Metric Panda Games

One pixel at a time.

Dealing with __chkstk/__chkstk_ms when Cross-Compiling For Windows

Rival Fortress Update #45

If you have a cross-compiling toolchain for building Windows executables read on.

I use both Clang and Mingw-w64, and I’ve recently discovered a “fun” little gotcha that has to do with the __chkstk routine that is output automatically by the code generator of both compilers.

What is __chkstk

The __chkstk routine (also known as __alloc_probe) is a little procedure that is inserted by compilers targeting Windows executables in the prologue code for each function that uses more that 4K bytes (8K in 64bit).

By default Windows allocates stack space in 4K pages with a guard page at the end that triggers an access violation when the program tries to access it, causing the operating system to allocate more stack space.

A problem arises when a function uses more than 2 pages for its stack variables. This means that it could possibly access memory past the guard page, thus triggering an access violation that won’t be handled by the OS as a simple request for more stack space, but as a generic exception that would terminate the application.

__chkstk is the solution to this problem. Upon function entry, it touches memory addresses every 4K from the current stack pointer location up to the size needed by the function. This triggers the guard pages in the proper sequence and commits additional memory to the stack as required.

__chkstk can also speed up your application’s start up time, even though, for most indie games and even some triple A game, the speed up will be negligible.

Read Compiler Security Checks In Depth for more details.
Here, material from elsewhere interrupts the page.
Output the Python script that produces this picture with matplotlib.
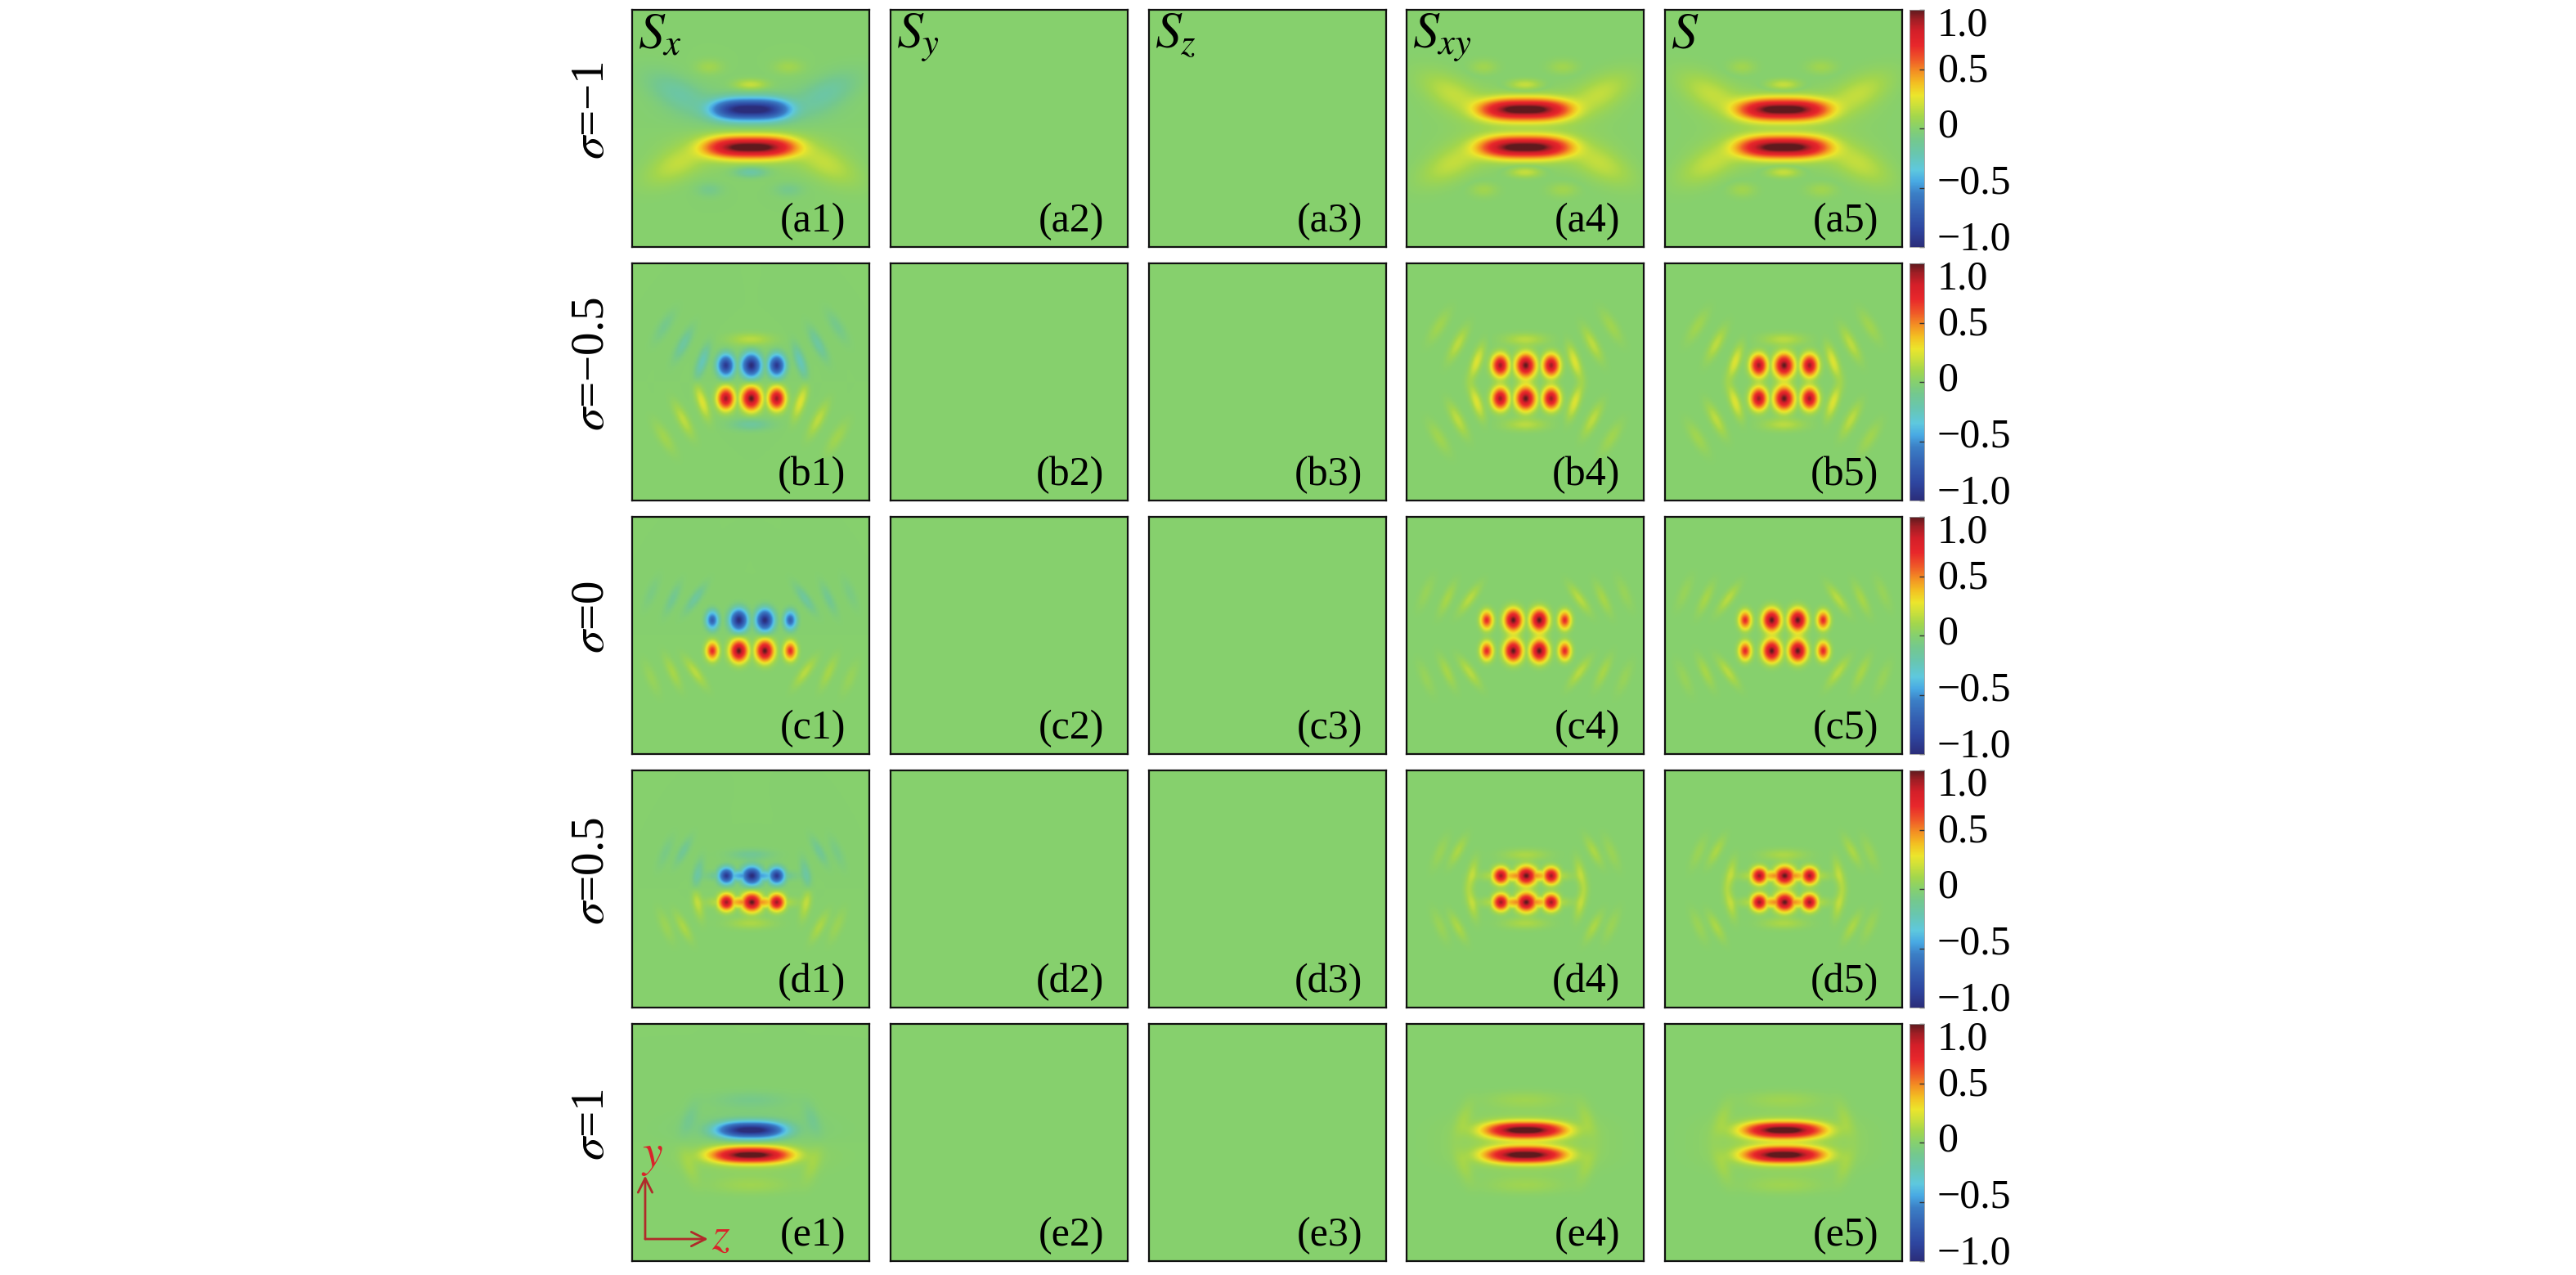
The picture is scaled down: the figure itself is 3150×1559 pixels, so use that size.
import numpy as np
import matplotlib
matplotlib.use('Agg')
import matplotlib.pyplot as plt
from matplotlib.colors import LinearSegmentedColormap, Normalize
from matplotlib.cm import ScalarMappable
from matplotlib.transforms import offset_copy

plt.rcParams['font.family'] = ['Liberation Serif', 'DejaVu Serif']
plt.rcParams['mathtext.fontset'] = 'stix'

# ---------------- data ----------------
ROW_KEYS = ['a', 'b', 'c', 'd', 'e']
ROW_LABELS = [r'$\sigma$=−1', r'$\sigma$=−0.5', r'$\sigma$=0', r'$\sigma$=0.5', r'$\sigma$=1']
COMPONENT_TITLES = [r'$S_x$', r'$S_y$', r'$S_z$', r'$S_{xy}$', r'$S$']
COMPONENT_KIND = ['signed', 'zero', 'zero', 'abs', 'abs']
CBAR_TICKS = [-1.0, -0.5, 0.0, 0.5, 1.0]
CBAR_TICKLABELS = ['−1.0', '−0.5', '0', '0.5', '1.0']

# main lobes of the lower half (y<0): (z, y, amplitude, half-width z, half-width y)
LOBES_A = [(0.00, -0.160, 1.00, 0.40, 0.100)]
LOBES_B = [(-0.21, -0.140, 0.92, 0.078, 0.102),
           (0.005, -0.140, 1.00, 0.092, 0.110),
           (0.22, -0.140, 0.92, 0.078, 0.102)]
LOBES_C = [(-0.325, -0.130, 0.70, 0.058, 0.085),
           (-0.100, -0.130, 1.00, 0.083, 0.102),
           (0.120, -0.130, 1.00, 0.083, 0.102),
           (0.335, -0.130, 0.70, 0.058, 0.085)]
LOBES_D = [(-0.205, -0.112, 0.92, 0.074, 0.076),
           (0.010, -0.112, 1.00, 0.094, 0.086),
           (0.220, -0.112, 0.92, 0.074, 0.076),
           (0.005, -0.112, 0.55, 0.285, 0.052)]
LOBES_E = [(0.00, -0.105, 1.00, 0.36, 0.074)]
LOBE_PZ = [3.0, 2.0, 2.0, 2.0, 2.6]          # z-exponent of lobe shape
TOP_WIDTH_SCALE = [0.86, 1.0, 1.0, 1.0, 0.84]  # width of upper (blue) lobe vs lower one in S_x

# weak fringes of lower half: (z, y, amplitude, half-length, half-width, angle deg)
STREAKS_A = [(-0.62, -0.30, 0.16, 0.28, 0.13, 27),
             (0.64, -0.30, 0.16, 0.28, 0.13, -27),
             (0.00, -0.16, 0.10, 0.56, 0.17, 0),
             (0.00, -0.37, -0.20, 0.14, 0.045, 0),
             (-0.35, -0.52, -0.09, 0.11, 0.06, 0),
             (0.32, -0.52, -0.09, 0.12, 0.06, 0)]
STREAKS_B = [(-0.41, -0.17, 0.24, 0.14, 0.042, -71),
             (0.42, -0.17, 0.24, 0.14, 0.042, 71),
             (-0.57, -0.32, 0.16, 0.15, 0.045, -62),
             (0.57, -0.32, 0.16, 0.15, 0.045, 62),
             (-0.73, -0.47, 0.09, 0.15, 0.05, -58),
             (0.73, -0.47, 0.09, 0.15, 0.05, 58),
             (0.00, -0.36, -0.15, 0.17, 0.050, 0)]
STREAKS_C = [(-0.47, -0.31, 0.15, 0.14, 0.040, -54),
             (0.46, -0.31, 0.15, 0.14, 0.040, 54),
             (-0.66, -0.31, 0.11, 0.14, 0.040, -65),
             (0.66, -0.31, 0.11, 0.14, 0.040, 65),
             (-0.84, -0.36, 0.06, 0.14, 0.045, -67),
             (0.84, -0.36, 0.06, 0.14, 0.045, 67)]
STREAKS_D = [(-0.45, -0.12, 0.16, 0.13, 0.040, -77),
             (0.47, -0.12, 0.16, 0.13, 0.040, 77),
             (-0.57, -0.32, 0.12, 0.13, 0.040, -61),
             (0.58, -0.32, 0.12, 0.13, 0.040, 61),
             (-0.72, -0.31, 0.07, 0.14, 0.045, -67),
             (0.73, -0.31, 0.07, 0.14, 0.045, 67),
             (0.00, -0.29, 0.12, 0.18, 0.045, 0)]
STREAKS_E = [(0.00, -0.10, 0.10, 0.50, 0.14, 0),
             (0.00, -0.36, 0.08, 0.32, 0.07, 0),
             (-0.52, -0.20, 0.08, 0.15, 0.06, -69),
             (0.52, -0.20, 0.08, 0.15, 0.06, 69)]

ROW_LOBES = [LOBES_A, LOBES_B, LOBES_C, LOBES_D, LOBES_E]
ROW_STREAKS = [STREAKS_A, STREAKS_B, STREAKS_C, STREAKS_D, STREAKS_E]

# colour scale (value -> colour)
CMAP_VALUES = [-1.0, -0.85, -0.7, -0.55, -0.45, -0.35, -0.22, -0.1, 0.0,
               0.1, 0.2, 0.28, 0.38, 0.48, 0.58, 0.7, 0.82, 0.92, 1.0]
CMAP_COLORS = ['#2b2d7a', '#2e46a0', '#3460b2', '#3b7fc6', '#48a9e3', '#5ec8de',
               '#68c6b0', '#74c88e', '#86d06e', '#a3d64c', '#cde03a', '#ece52c',
               '#f3c022', '#f39023', '#ef5a28', '#e8272b', '#d41f29', '#a01e25',
               '#5e1a1e']

# ---------------- field construction ----------------
N = 321
zz = np.linspace(-1, 1, N)
Z, Y = np.meshgrid(zz, zz)


def lobe_field(lobes, pz, wscale=1.0, mirror=False):
    yy = -Y if mirror else Y
    out = np.zeros_like(Z)
    for z0, y0, a, wz, wy in lobes:
        r2 = (np.abs(Z - z0) / (wz * wscale)) ** pz + ((yy - y0) / wy) ** 2
        shape = 0.8 * np.exp(-r2 ** 1.3) + 0.2 * np.exp(-r2 / 0.12)
        out = np.maximum(out, a * shape)
    return out


def streak_field(streaks, mirror=False):
    yy = -Y if mirror else Y
    out = np.zeros_like(Z)
    for z0, y0, a, L, Wd, ang in streaks:
        t = np.radians(ang)
        dz, dy = Z - z0, yy - y0
        u = dz * np.cos(t) + dy * np.sin(t)
        v = -dz * np.sin(t) + dy * np.cos(t)
        out += a * np.exp(-(u / L) ** 2 - (v / Wd) ** 2)
    return out


def panel_field(r, kind):
    if kind == 'zero':
        return np.zeros_like(Z)
    lobes, streaks, pz = ROW_LOBES[r], ROW_STREAKS[r], LOBE_PZ[r]
    low = lobe_field(lobes, pz)
    if kind == 'signed':
        up = lobe_field(lobes, pz, TOP_WIDTH_SCALE[r], mirror=True)
        f = low - up + streak_field(streaks) - streak_field(streaks, mirror=True)
    else:
        up = lobe_field(lobes, pz, 1.0, mirror=True)
        f = low + up + np.abs(streak_field(streaks)) + np.abs(streak_field(streaks, mirror=True))
    return np.clip(f, -1, 1)


cmap = LinearSegmentedColormap.from_list(
    'fieldmap', [((v + 1) / 2, c) for v, c in zip(CMAP_VALUES, CMAP_COLORS)], N=512)
norm = Normalize(-1, 1)

# ---------------- layout ----------------
W, H = 3150, 1559
fig = plt.figure(figsize=(W / 100, H / 100), dpi=100)
COL_LEFT = [773, 1089, 1405, 1720, 2036]
ROW_TOP = [12, 322, 632, 942, 1252]
PW = 290
CB_LEFT, CB_W = 2335, 18
# baseline shift (pixels, downwards) of each colour-bar label relative to its tick
CB_LABEL_DROP = [3, 7, 11, 15, 31]


def fr(x, y, w, h):
    return [x / W, 1 - (y + h) / H, w / W, h / H]


for r, key in enumerate(ROW_KEYS):
    for c in range(5):
        ax = fig.add_axes(fr(COL_LEFT[c], ROW_TOP[r], PW, PW))
        ax.imshow(panel_field(r, COMPONENT_KIND[c]), cmap=cmap, norm=norm,
                  extent=[-1, 1, -1, 1], origin='lower', aspect='auto',
                  interpolation='bilinear')
        ax.set_xticks([])
        ax.set_yticks([])
        for sp in ax.spines.values():
            sp.set_linewidth(1.6)
            sp.set_color('#111111')
        ax.text(0.9, 0.028, f'({key}{c + 1})', transform=ax.transAxes,
                ha='right', va='bottom', fontsize=36)
        if r == 0:
            ax.text(0.025, 0.99, COMPONENT_TITLES[c], transform=ax.transAxes,
                    ha='left', va='top', fontsize=46)
        if r == 4 and c == 0:
            arrow_kw = dict(arrowstyle='->,head_length=0.5,head_width=0.25',
                            color='#b02a2a', lw=2, mutation_scale=25,
                            shrinkA=0, shrinkB=0)
            ax.annotate('', xy=(0.055, 0.36), xytext=(0.055, 0.093),
                        xycoords='axes fraction', arrowprops=arrow_kw)
            ax.annotate('', xy=(0.32, 0.093), xytext=(0.055, 0.093),
                        xycoords='axes fraction', arrowprops=arrow_kw)
            ax.text(0.085, 0.44, r'$y$', transform=ax.transAxes, color='#d9232a',
                    ha='center', va='center', fontsize=40)
            ax.text(0.375, 0.10, r'$z$', transform=ax.transAxes, color='#d9232a',
                    ha='center', va='center', fontsize=40)

    # colorbar for the row
    cax = fig.add_axes(fr(CB_LEFT, ROW_TOP[r], CB_W, PW))
    cb = fig.colorbar(ScalarMappable(norm=norm, cmap=cmap), cax=cax)
    cb.outline.set_linewidth(0.6)
    cb.outline.set_edgecolor('#999999')
    cb.set_ticks(CBAR_TICKS, labels=[''] * len(CBAR_TICKS))
    cax.tick_params(direction='in', length=4, width=1, color='#333333')
    for val, lab, drop in zip(CBAR_TICKS, CBAR_TICKLABELS, CB_LABEL_DROP):
        tr = offset_copy(cax.get_yaxis_transform(), fig=fig, x=16, y=-drop, units='dots')
        cax.text(1.0, val, lab, transform=tr, ha='left', va='baseline',
                 fontsize=36, clip_on=False)

    # row label
    yc = ROW_TOP[r] + PW / 2 - 22
    fig.text(724 / W, 1 - yc / H, ROW_LABELS[r], rotation=90,
             ha='center', va='center', fontsize=41)

fig.savefig('out.png', dpi=100)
Why you may not want __chkstk

As you may imagine, having this little routine run on every function call is wasteful. The cost of each page fault is paid only once, but __chkstk has to do its little dance and burn cycles on instructions that do nothing every time a function is called.

Fortunately it can be disabled on MSVC with the following cl.exe flags:

  • /GsXXX where XXX is the threshold in bytes that prompts the insertion of the __chkstk probe. If you set this to a high number, like 10000000, no stack probes will be inserted.
  • /STACK:reserve[,commit] reserves and, more importantly, commits the specified bytes for stack space used by the application. By default reserve is 1 MB and commit is 4 KB, so if you set both reserve and commit to the same number you won’t have to manually trigger faults to expand stack space.

LLVM and mingw don’t support __chkstk disabling

Unfortunately LLVM’s code generator for Windows targets use an hard-coded probe size of 4K as of LLVM 5.0, and this size can only be changed on a per-function basis with the stack-probe-size function attribute.

The same goes for mingw-w64, as it automatically outputs the __chkstk_ms probe for functions that use more than 4 KB, and to my knowledge there is no way to change this, but I didn’t dig deep in the source, as I use mingw only for continuous integration, and not for my main builds.

The solution I went with is to just redefine the function __chkstk as a no-op in assembly like so:

.text
.global __chkstk
__chkstk:
  ret

When I’ll get further along and lock all toolchain versions, I’ll modify the source to the Windows LLVM code generator to remove the call to __chkstk, but for now this is a quick and painless solution.